Informal learning, on the other hand, happens everywhere else, and it’s happening all the time. It’s the kind of learning that occurs naturally during breakfast conversations, while playing in the backyard, running errands, or folding laundry together. There are no lesson plans or tests. Just discovery, curiosity, and participation in real life.
The Power of Informal Learning
Informal learning often goes unnoticed because it feels so natural. It’s like how children learn their first language: without formal instruction, simply by being immersed in everyday life. According to researchers, here’s what makes informal learning so powerful:
- Happens naturally: It’s not a formal lesson. Kids learn through everyday experiences and play.
- Part of real life: Learning takes place during meaningful activities, like cooking, building, or walking.
- Driven by the child: It’s led by the child’s curiosity, interests, and choices, not by outside rules or people.
- Enhanced through social interaction: Shared moments with adults or peers inspire curiosity and deepen understanding.
- No tests or grades: There’s no formal assessment. Learning is part of the activity itself.
When these elements come together, something wonderful happens: every everyday moment becomes a chance to learn and grow together.
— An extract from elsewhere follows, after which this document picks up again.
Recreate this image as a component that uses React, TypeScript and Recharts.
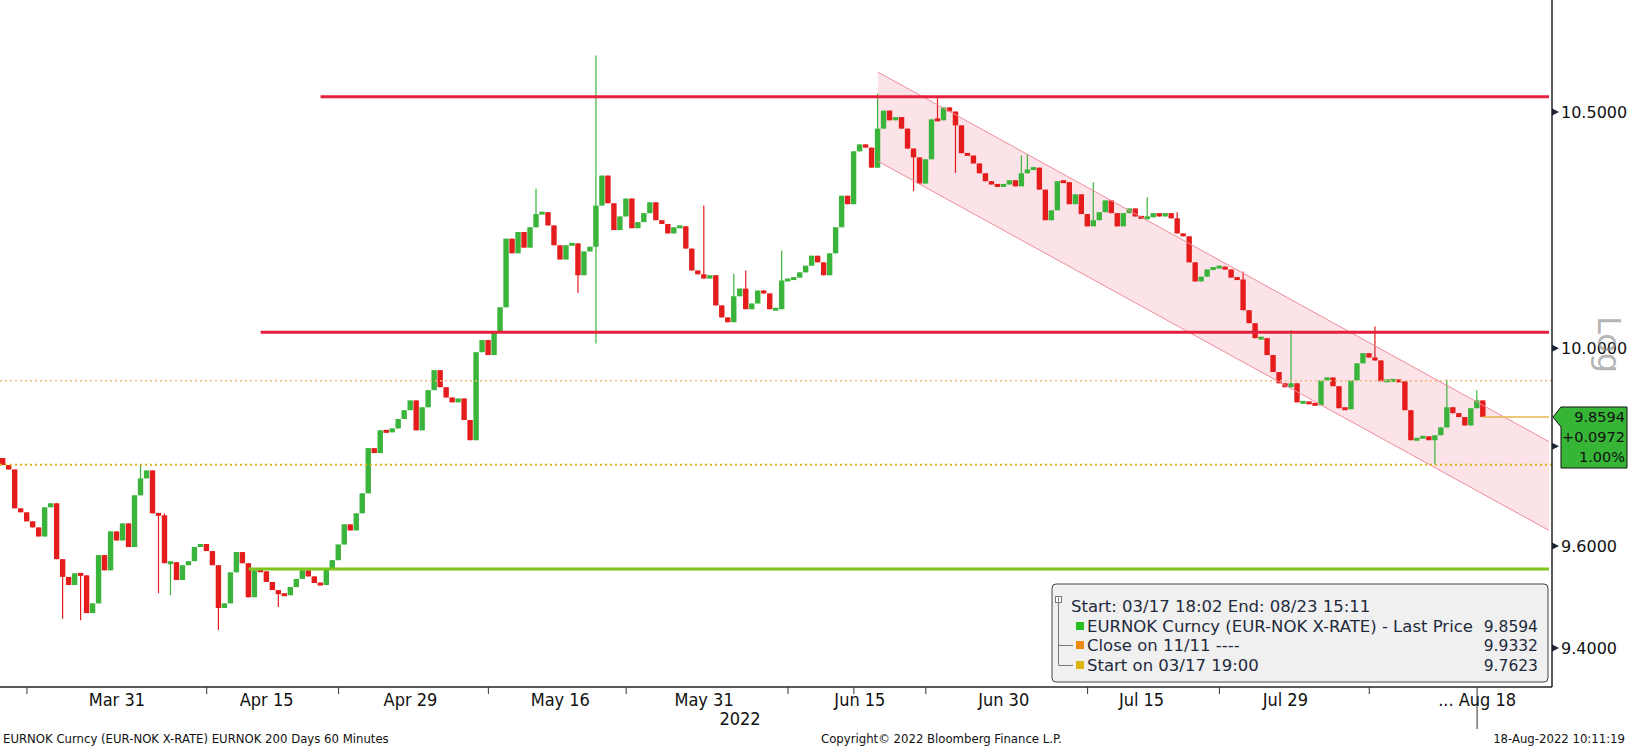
import React from "react";
import { ComposedChart, Bar, Area, Line, XAxis, YAxis, ReferenceLine } from "recharts";

// hourly EURNOK, resampled: one close per slot
const CLOSES = [
  9.762, 9.753, 9.675, 9.667, 9.649, 9.637, 9.619, 9.677, 9.685, 9.574,
  9.539, 9.523, 9.546, 9.542, 9.468, 9.487, 9.582, 9.552, 9.629, 9.611,
  9.645, 9.598, 9.701, 9.735, 9.751, 9.665, 9.661, 9.566, 9.568, 9.533,
  9.562, 9.57, 9.598, 9.604, 9.59, 9.562, 9.478, 9.487, 9.548, 9.588,
  9.566, 9.499, 9.552, 9.55, 9.529, 9.513, 9.505, 9.503, 9.519, 9.535,
  9.552, 9.54, 9.527, 9.523, 9.554, 9.572, 9.603, 9.643, 9.631, 9.665,
  9.705, 9.796, 9.786, 9.832, 9.828, 9.836, 9.855, 9.873, 9.893, 9.832,
  9.879, 9.914, 9.955, 9.92, 9.899, 9.889, 9.897, 9.853, 9.812, 9.992,
  10.017, 9.986, 10.033, 10.085, 10.229, 10.198, 10.243, 10.21, 10.253, 10.281,
  10.285, 10.257, 10.215, 10.185, 10.215, 10.219, 10.152, 10.202, 10.212, 10.299,
  10.363, 10.304, 10.247, 10.276, 10.314, 10.251, 10.264, 10.283, 10.306, 10.268,
  10.26, 10.24, 10.253, 10.255, 10.208, 10.162, 10.154, 10.145, 10.152, 10.089,
  10.064, 10.054, 10.108, 10.124, 10.081, 10.093, 10.12, 10.114, 10.081, 10.081,
  10.141, 10.143, 10.147, 10.158, 10.172, 10.193, 10.179, 10.152, 10.198, 10.253,
  10.32, 10.302, 10.415, 10.43, 10.423, 10.38, 10.464, 10.503, 10.482, 10.489,
  10.464, 10.421, 10.402, 10.346, 10.398, 10.484, 10.482, 10.51, 10.501, 10.471,
  10.411, 10.406, 10.389, 10.368, 10.351, 10.344, 10.34, 10.344, 10.353, 10.34,
  10.368, 10.376, 10.38, 10.333, 10.268, 10.289, 10.351, 10.349, 10.302, 10.323,
  10.281, 10.255, 10.268, 10.285, 10.31, 10.283, 10.255, 10.283, 10.293, 10.276,
  10.272, 10.274, 10.283, 10.276, 10.283, 10.272, 10.24, 10.234, 10.179, 10.139,
  10.149, 10.164, 10.168, 10.17, 10.164, 10.147, 10.143, 10.079, 10.052, 10.021,
  10.021, 9.986, 9.951, 9.928, 9.92, 9.928, 9.889, 9.889, 9.887, 9.883,
  9.934, 9.94, 9.922, 9.877, 9.875, 9.934, 9.969, 9.99, 9.981, 9.975,
  9.932, 9.934, 9.934, 9.932, 9.873, 9.812, 9.816, 9.82, 9.812, 9.822,
  9.838, 9.879, 9.867, 9.859, 9.842, 9.877, 9.893, 9.8594,
];
const FIRST_OPEN = 9.776;

// [slot, high, low] for the long wicks
const SPIKES: [number, number | null, number | null][] = [
  [10, null, 9.457], [13, null, 9.454], [23, 9.762, null], [26, null, 9.507],
  [27, 9.665, null], [28, null, 9.503], [36, null, 9.435], [46, null, 9.48],
  [89, 10.335, null], [96, null, 10.115], [99, 10.623, 10.01], [117, 10.299, null],
  [122, 10.155, null], [124, 10.162, null], [130, 10.204, null], [146, 10.54, null],
  [152, null, 10.33], [156, 10.53, null], [159, null, 10.369], [170, 10.406, null],
  [171, 10.41, null], [182, 10.349, null], [191, 10.317, null], [196, 10.285, null],
  [207, 10.16, null], [215, 10.037, null], [229, 10.045, null], [239, null, 9.763],
  [241, 9.936, null], [246, 9.914, null],
];

// empty slots up to 08/23
const FUTURE_SLOTS = 11;

const Y_TICKS = [9.4, 9.6, 9.8, 10, 10.5];
const Y_HIDDEN = 9.8; // label sits under the last-price tag
const Y_DOMAIN = [9.3246, 10.7456];

const X_LABELS: Record<number, string> = {
  19: "Mar 31", 44: "Apr 15", 68: "Apr 29", 93: "May 16", 117: "May 31",
  143: "Jun 15", 167: "Jun 30", 190: "Jul 15", 214: "Jul 29", 246: "... Aug 18",
};
const YEAR_LABEL: [number, string] = [123, "2022"];
const X_MARKS = [4, 34, 56, 81, 104, 131, 142, 154, 181, 203, 228, 246];

const RES_HIGH = { price: 10.533, from: 53 };
const RES_LOW = { price: 10.033, from: 43 };
const SUPPORT = { price: 9.5545, from: 41 };
const CLOSE_1111 = 9.9332;
const START_PRICE = 9.7623;
const LAST_PRICE = 9.8594;
const CHANGE = "+0.0972";
const CHANGE_PCT = "1.00%";

const CHANNEL_SLOTS = [146, 258];
const CHANNEL_UPPER = [10.587, 9.809];
const CHANNEL_LOWER = [10.394, 9.631];

const GREEN = "#3ab43a";
const RED = "#e41c1c";
const PLOT_RIGHT = 1552;
const PLOT_BOTTOM = 687;
const FONT = "'DejaVu Sans', Verdana, sans-serif";
const NARROW = "'DejaVu Sans Condensed', 'Liberation Sans Narrow', 'DejaVu Sans', sans-serif";

const spikeMap = new Map(SPIKES.map((s) => [s[0], s]));
const data: any[] = [];
for (let i = 0; i < CLOSES.length + FUTURE_SLOTS; i++) {
  const row: any = { i };
  if (i < CLOSES.length) {
    const o = i === 0 ? FIRST_OPEN : CLOSES[i - 1];
    const c = CLOSES[i];
    const s = spikeMap.get(i);
    const h = Math.max(o, c, s?.[1] ?? 0);
    const l = Math.min(o, c, s?.[2] ?? Infinity);
    Object.assign(row, { o, c, h, l, range: [l, h] });
  }
  const k = CHANNEL_SLOTS.indexOf(i);
  if (k >= 0) {
    row.upper = CHANNEL_UPPER[k];
    row.lower = CHANNEL_LOWER[k];
    row.chan = [CHANNEL_LOWER[k], CHANNEL_UPPER[k]];
  }
  data.push(row);
}
const LAST_SLOT = data.length - 1;
const X_TICKS = Array.from(
  new Set([...X_MARKS, ...Object.keys(X_LABELS).map(Number), YEAR_LABEL[0]])
).sort((a, b) => a - b);

function Candle(props: any) {
  const { x, y, width, height, payload } = props;
  if (!payload || payload.h == null) return null;
  const { o, c, h, l } = payload;
  const top = Math.min(y, y + height);
  const hgt = Math.abs(height);
  const span = Math.log(h) - Math.log(l);
  const py = (v: number) => (span > 0 ? top + (hgt * (Math.log(h) - Math.log(v))) / span : top);
  const color = c >= o ? GREEN : RED;
  const b1 = py(Math.max(o, c));
  const b2 = py(Math.min(o, c));
  const bh = Math.max(3, b2 - b1);
  const mid = (b1 + b2) / 2;
  const cx = x + width / 2;
  return (
    <g>
      <line x1={cx} x2={cx} y1={top} y2={top + hgt} stroke={color} strokeWidth={1.2} />
      <rect x={x} y={mid - bh / 2} width={width} height={bh} fill={color} />
    </g>
  );
}

function XTick({ x, payload }: any) {
  const v = payload.value;
  const label = X_LABELS[v];
  return (
    <g>
      {X_MARKS.includes(v) && (
        <line x1={x} x2={x} y1={PLOT_BOTTOM} y2={v === 246 ? 729 : 694} stroke="#333" strokeWidth={1} />
      )}
      {label && (
        <text x={x} y={706} textAnchor="middle" fontFamily={NARROW} fontSize={18} fill="#111">
          {label}
        </text>
      )}
      {v === YEAR_LABEL[0] && (
        <text x={x} y={725} textAnchor="middle" fontFamily={NARROW} fontSize={18} fill="#111">
          {YEAR_LABEL[1]}
        </text>
      )}
    </g>
  );
}

function YTick({ y, payload }: any) {
  const x = PLOT_RIGHT;
  return (
    <g>
      <path d={`M${x} ${y - 3.5} L${x + 7} ${y} L${x} ${y + 3.5} Z`} fill="#1c2333" />
      {payload.value !== Y_HIDDEN && (
        <text x={x + 9} y={y + 6} fontFamily={FONT} fontSize={16} fill="#111">
          {Number(payload.value).toFixed(4)}
        </text>
      )}
    </g>
  );
}

export default function App() {
  return (
    <div style={{ position: "absolute", left: 0, top: 0, width: 1630, height: 747, background: "#fff" }}>
      <ComposedChart width={1630} height={747} data={data} margin={{ top: 0, right: 0, left: 0, bottom: 0 }}>
        <XAxis
          dataKey="i"
          type="category"
          ticks={X_TICKS}
          interval={0}
          tick={<XTick />}
          tickLine={false}
          axisLine={{ stroke: "#222", strokeWidth: 1.5 }}
          height={60}
        />
        <YAxis
          orientation="right"
          type="number"
          scale="log"
          domain={Y_DOMAIN}
          allowDataOverflow
          ticks={Y_TICKS}
          interval={0}
          tick={<YTick />}
          tickLine={false}
          axisLine={{ stroke: "#222", strokeWidth: 1.5 }}
          width={78}
        />
        <Area
          dataKey="chan"
          connectNulls
          stroke="none"
          fill="#fbd9e0"
          fillOpacity={0.75}
          isAnimationActive={false}
          dot={false}
          activeDot={false}
        />
        <Line dataKey="upper" connectNulls stroke="#ef8b9c" strokeWidth={1} dot={false} isAnimationActive={false} />
        <Line dataKey="lower" connectNulls stroke="#ef8b9c" strokeWidth={1} dot={false} isAnimationActive={false} />
        <ReferenceLine y={CLOSE_1111} stroke="#f3b77c" strokeWidth={1.5} strokeDasharray="2 3" />
        <ReferenceLine y={START_PRICE} stroke="#e0b31c" strokeWidth={2} strokeDasharray="2 3" />
        <Bar dataKey="range" barSize={6} shape={(p: any) => <Candle {...p} />} isAnimationActive={false} />
        <ReferenceLine
          segment={[{ x: RES_HIGH.from, y: RES_HIGH.price }, { x: LAST_SLOT, y: RES_HIGH.price }]}
          stroke="#e4203c"
          strokeWidth={3}
        />
        <ReferenceLine
          segment={[{ x: RES_LOW.from, y: RES_LOW.price }, { x: LAST_SLOT, y: RES_LOW.price }]}
          stroke="#e4203c"
          strokeWidth={3}
        />
        <ReferenceLine
          segment={[{ x: SUPPORT.from, y: SUPPORT.price }, { x: LAST_SLOT, y: SUPPORT.price }]}
          stroke="#7dc41c"
          strokeWidth={3}
        />
        <ReferenceLine
          segment={[{ x: CLOSES.length - 1, y: LAST_PRICE }, { x: LAST_SLOT, y: LAST_PRICE }]}
          stroke="#e6b64a"
          strokeWidth={1.5}
        />
      </ComposedChart>

      <svg
        width={1630}
        height={747}
        style={{ position: "absolute", left: 0, top: 0, pointerEvents: "none" }}
      >
        {/* last price tag */}
        <path d="M1553 417 L1561 407 L1627 407 L1627 468 L1561 468 L1561 427 Z" fill="#36b536" stroke="#111" strokeWidth={1} />
        <g fontFamily={FONT} fontSize={14.5} fill="#111" textAnchor="end">
          <text x={1625} y={422}>{LAST_PRICE.toFixed(4)}</text>
          <text x={1625} y={442}>{CHANGE}</text>
          <text x={1625} y={462}>{CHANGE_PCT}</text>
        </g>

        <text
          x={1598}
          y={316}
          transform="rotate(90 1598 316)"
          fontFamily={FONT}
          fontSize={32}
          fill="#8a8a8a"
          fillOpacity={0.65}
        >
          Log
        </text>

        {/* legend */}
        <rect x={1052} y={584} width={496} height={98} rx={4} fill="#f0f0f0" stroke="#444" strokeWidth={1} />
        <g stroke="#777" strokeWidth={1} fill="none">
          <rect x={1055.5} y={596.5} width={6} height={6} fill="#fff" />
          <line x1={1058.5} y1={597.5} x2={1058.5} y2={601.5} />
          <line x1={1058.5} y1={603} x2={1058.5} y2={665} />
          <line x1={1058.5} y1={645.5} x2={1073} y2={645.5} />
          <line x1={1058.5} y1={665.5} x2={1073} y2={665.5} />
        </g>
        <rect x={1076} y={622} width={8} height={8} fill="#22c022" />
        <rect x={1076} y={641} width={8} height={8} fill="#f08a0c" />
        <rect x={1076} y={661} width={8} height={8} fill="#dcb40a" />
        <g fontFamily={FONT} fontSize={16.5} fill="#1e2a3c">
          <text x={1071} y={612}>Start: 03/17 18:02 End: 08/23 15:11</text>
          <text x={1087} y={632}>EURNOK Curncy (EUR-NOK X-RATE) - Last Price</text>
          <text x={1087} y={651}>Close on 11/11 ----</text>
          <text x={1087} y={671}>Start on 03/17 19:00</text>
        </g>
        <g fontFamily={FONT} fontSize={15.5} fill="#1e2a3c" textAnchor="end">
          <text x={1538} y={632}>{LAST_PRICE.toFixed(4)}</text>
          <text x={1538} y={651}>{CLOSE_1111.toFixed(4)}</text>
          <text x={1538} y={671}>{START_PRICE.toFixed(4)}</text>
        </g>

        {/* footer */}
        <g fontFamily={NARROW} fontSize={13} fill="#111">
          <text x={3} y={743}>EURNOK Curncy (EUR-NOK X-RATE) EURNOK 200 Days 60 Minutes</text>
          <text x={821} y={743}>Copyright© 2022 Bloomberg Finance L.P.</text>
          <text x={1625} y={743} textAnchor="end">18-Aug-2022 10:11:19</text>
        </g>
      </svg>
    </div>
  );
}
At the museum, in the grocery store, at the park, or right at home, learning is always within reach.
Practical Ways to Create a Learning-Rich Home
Create Accessible Learning Spaces
- Set up a low shelf or cart with materials your child can reach independently: crayons, paper, playdough, puzzles, building blocks.
- Rotate materials every few weeks to keep things interesting without overwhelming them with too many options.
- Designate a cozy reading nook with pillows, good lighting, and a small collection of books that feels special and inviting.
- Create an art station with basic supplies always available, like paper, crayons, safety scissors, glue, and recyclables for creating.
Build a Print-Rich Environment
- Label household items with simple words: door, window, chair, table. Kids start recognizing these words through repeated exposure.
- Display their name and family members’ names where they can see them often.
- Keep books everywhere: in the car, bathroom, kitchen, the bedroom.
- Point out letters and words during daily life: on cereal boxes, street signs, and store labels.
Encourage Curiosity and Questions
- When your child asks “why,” don’t rush to answer. Say, “That’s a great question! What do you think?” or “How could we find out together?”
- Wonder aloud: “I wonder why the sky looks pink tonight” or “I wonder what will happen if we add more water.”
- Follow their interests: If they’re obsessed with dinosaurs, read dinosaur books, draw dinosaurs, and count dinosaur toys.
- Validate their observations: “You noticed the leaves are falling! You’re right, it is autumn.”
Choose Open-Ended Play Materials
- Prioritize toys that can be many things: blocks, cardboard boxes, scarves, playdough, and art supplies encourage creativity.
- Save recyclables for building: cardboard tubes, egg cartons, and boxes become rockets, buildings, or animals.
- Provide dress-up clothes and props for imaginative play, which builds language, social skills, and problem-solving.
- Spend time outdoors: sticks, rocks, water, and sand are some of the best learning materials available.
Make Everyday Moments Count
- Narrate your day: Talk through what you’re doing while cooking, cleaning, or getting ready. “I’m pouring half a cup of milk” or “Let’s button up these three buttons” builds vocabulary and math concepts naturally.
- Count everything: Count steps as you climb them, count plates as you set the table, count cars while waiting. Math is everywhere.
- Sort and categorize: Sort laundry by color, organize toys by type, arrange books by size. These activities build executive functions.
- Cook together: Measuring, mixing, and following recipe steps teach math, science, and sequencing.
Make Learning Visible
- Display their artwork on the fridge or a special wall. When children see their work valued, they feel proud and motivated.
- Create simple charts: a weather chart, a growth chart, or a chart tracking how many books you’ve read together.
- Talk and ask about what they’re learning: “You figured out how to build that tall tower without it falling! How did you do that?”
Establish Daily Rituals
- Read together every day, even if just for 5-10 minutes. Let them choose the books, turn the pages, and ask questions.
- Have conversations at mealtimes without screens. Ask about their day, their thoughts, their dreams.
- Take daily walks or outdoor time where you both notice and talk about what you see.
The Heart of It All
Creating a home full of learning doesn’t mean adding more to your already full schedule. It means noticing the learning that’s already happening: when your child asks why the moon follows the car, when they insist on pouring their own milk, when they line up their toys by size. Keep noticing, talking, and exploring together. The magic of learning happens in the everyday moments you share. Your home, your routines, and your presence aren’t just the backdrop for learning. They are the learning environment.